Carroll's scenario in The Wooden Sea is the hero whose strength is put to the test, and the author has placed the Trials of Job in front of McCabe. Halfway through, a plague of locusts would be a welcome relief. Ultimately, though, it's an uneven contest, for McCabe has been through fire before, and is as solid as they come. Unlike Job, he perseveres for his love of people, not his fear of the gods, and he will sacrifice no one but himself to their whims. His success comes at a huge price, but he pays it without question. He has been played with by the gods, even agreed to play their games, but the gods are certainly the worse by comparison.

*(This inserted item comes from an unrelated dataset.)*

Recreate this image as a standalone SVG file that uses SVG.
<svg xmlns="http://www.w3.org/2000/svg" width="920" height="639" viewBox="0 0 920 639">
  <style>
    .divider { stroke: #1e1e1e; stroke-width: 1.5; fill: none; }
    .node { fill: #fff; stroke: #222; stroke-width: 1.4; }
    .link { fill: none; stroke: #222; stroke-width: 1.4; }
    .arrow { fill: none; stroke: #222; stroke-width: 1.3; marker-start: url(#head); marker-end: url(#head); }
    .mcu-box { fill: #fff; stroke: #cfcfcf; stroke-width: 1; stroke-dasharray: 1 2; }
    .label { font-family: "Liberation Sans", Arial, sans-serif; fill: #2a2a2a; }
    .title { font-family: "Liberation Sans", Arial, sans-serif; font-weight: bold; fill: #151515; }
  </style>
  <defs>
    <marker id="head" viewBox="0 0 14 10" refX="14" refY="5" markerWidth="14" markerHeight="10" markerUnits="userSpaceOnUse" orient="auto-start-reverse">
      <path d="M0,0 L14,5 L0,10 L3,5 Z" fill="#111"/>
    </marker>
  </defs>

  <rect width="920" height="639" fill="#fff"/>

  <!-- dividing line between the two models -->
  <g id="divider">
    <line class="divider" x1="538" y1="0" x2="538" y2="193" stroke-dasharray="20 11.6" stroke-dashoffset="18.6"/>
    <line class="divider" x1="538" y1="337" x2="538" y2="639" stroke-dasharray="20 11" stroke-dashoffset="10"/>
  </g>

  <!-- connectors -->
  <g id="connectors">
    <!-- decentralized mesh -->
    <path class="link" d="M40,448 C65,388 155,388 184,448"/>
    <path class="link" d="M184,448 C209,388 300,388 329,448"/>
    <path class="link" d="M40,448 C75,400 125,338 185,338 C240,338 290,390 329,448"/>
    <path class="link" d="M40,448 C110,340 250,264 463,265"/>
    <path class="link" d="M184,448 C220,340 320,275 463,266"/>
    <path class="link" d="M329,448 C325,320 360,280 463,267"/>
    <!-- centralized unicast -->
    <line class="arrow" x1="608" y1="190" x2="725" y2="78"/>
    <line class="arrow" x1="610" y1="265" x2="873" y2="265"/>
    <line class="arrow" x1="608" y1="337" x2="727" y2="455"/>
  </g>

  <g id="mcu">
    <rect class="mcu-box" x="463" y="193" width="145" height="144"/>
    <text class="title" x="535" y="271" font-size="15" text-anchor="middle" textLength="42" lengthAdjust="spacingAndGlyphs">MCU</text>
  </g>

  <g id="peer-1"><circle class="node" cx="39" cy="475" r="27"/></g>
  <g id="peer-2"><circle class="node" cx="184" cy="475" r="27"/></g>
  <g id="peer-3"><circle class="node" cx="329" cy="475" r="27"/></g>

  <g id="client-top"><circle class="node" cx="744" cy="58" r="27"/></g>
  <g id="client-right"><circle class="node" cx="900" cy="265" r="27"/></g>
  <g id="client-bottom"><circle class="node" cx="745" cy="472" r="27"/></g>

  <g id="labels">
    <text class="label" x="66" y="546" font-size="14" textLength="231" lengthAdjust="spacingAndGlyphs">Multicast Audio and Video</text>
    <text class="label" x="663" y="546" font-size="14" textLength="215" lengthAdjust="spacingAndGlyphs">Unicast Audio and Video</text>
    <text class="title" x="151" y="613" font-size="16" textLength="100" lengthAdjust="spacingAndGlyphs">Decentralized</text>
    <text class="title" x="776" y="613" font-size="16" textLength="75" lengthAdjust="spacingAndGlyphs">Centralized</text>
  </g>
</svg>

Rating: Summary: Starts great, then just a bunch of loose ends Review: "The Wooden Sea" is my first Jonathon Carroll book, and probably my last. I was initially totally hooked by the first few chapters--great character in police chief Frannie McCabe, interesting mysteries--why does the dog Old Vertue keep showing up? What's the connection with the feather he finds and the dead teenage girl? Where have the Schiavos disappeared to, and why was the house so spotlessly clean? What's the deal with the feather? Fascinating, atmospheric, funny even. And then as I got deeper into the book I realized that Carroll has either no intention of really answering those questions or he doesn't know how to--he just keeps adding more random weirdness. Now I have no problem with ambiguity or magic or fantasy in my fiction--I'm not one of those readers who needs everything wrapped up neatly at the end of a book. But "The Wooden Sea" is just plain sloppy. It's entertaining and at times humorous, but ultimately very frustrating. There are some great images & ideas--Frannie flying, people in the future walking down the street with memory helmets, a best friend who morphs into a dog in the future, a private Beatles concert in a supermarket, a time travel reunion with his dead dad at a diner--but this is why I ended up hating this book by the end--NONE OF IT MEANS ANYTHING!!! Ultimately, "The Wooden Sea" is just a bunch of loose ends that go nowhere.